Wednesday November 23 2016

Kigali is demanding an apology from the Vatican for its priests’ role in the 1994 Genocide against the Tutsis, terming the recent expression of regret by the Rwandan Catholic Church as “inadequate”.

On Wednesday, the government said whereas it recognised the apology issued by the church’s Episcopal Council, which was read after mass on Sunday, it failed to explicitly express remorse.

“The Government of Rwanda notes the recent initiative of Rwanda’s nine Catholic bishops to apologise, in a general manner, for some of the acts committed by some members of the Catholic Church during the Genocide against the Tutsis.

“This step is welcome, as individual expressions of remorse.

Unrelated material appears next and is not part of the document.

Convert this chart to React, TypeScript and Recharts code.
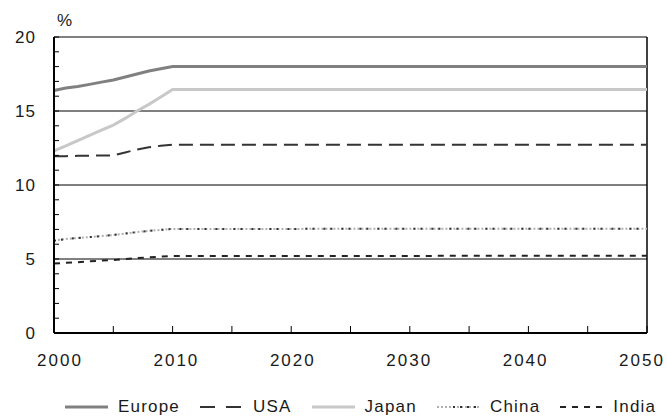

However, its profound inadequacy only serves to highlight how far the Catholic Church still remains from a full and honest reckoning with its moral and legal responsibilities,” the government’s statement reads.

Rwanda and the Roman Catholic Church continue to disagree on the church’s role in the massacre that saw hundreds of thousands killed.

Kigali has also been pushing the church to strip and excommunicate its clergy found guilty of abetting killings, but the latter remains adamant on the matter saying priests can only be discharged from service but retain their titles.


After mass on Sunday, Rwandan bishops apologised saying: “Forgive us for the crime of hate in the country to the extent of also hating our colleagues because of their ethnicity. We didn’t show that we are one family but instead killed each other. Forgive us for the crimes committed by priests and nuns and church leadership that promoted ethnic divisionism and hate,” in the statement read in parishes across the country.

To the government the apology was neither explicit nor sufficient.

“First, as they apologise on behalf of a few unnamed individuals, the bishops appear to take the extraordinary step of exonerating the Catholic Church as a whole for any culpability in connection with the genocide. Everything in the historical record contradicts this divisive claim.

“Second, it is regrettable that some priests apparently declined to read the bishops’ message to parishioners as intended, thus disassociating themselves from even this mild expression of regret,” the government statement reads.

Vatican should apologise

Rwanda wants the Vatican to take responsibility of the crimes committed by the Catholic Church or its members and for the thousands slaughtered in churches where they had sought refuge.

“Given the scale of the crimes, there is ample justification for an apology from the Vatican, as has occurred repeatedly with other cases of lesser magnitude,” Kigali said.

Last year, Pope Francis issued a public apology for a series of scandals involving priests including homosexuality, sexual abuse and drug use.

But for the last two decades, the Vatican has maintained that while individual clergy were guilty of the terrible crimes in Rwanda, the church as an institution bears no responsibility.

In the bishops’ apology, the church said it did not send any of its members or clergy to commit genocide crimes.

While several priests and nuns of the church have been convicted of genocide and crimes against humanity by Rwandan courts, others are said to have eluded justice because of the protection of the Vatican.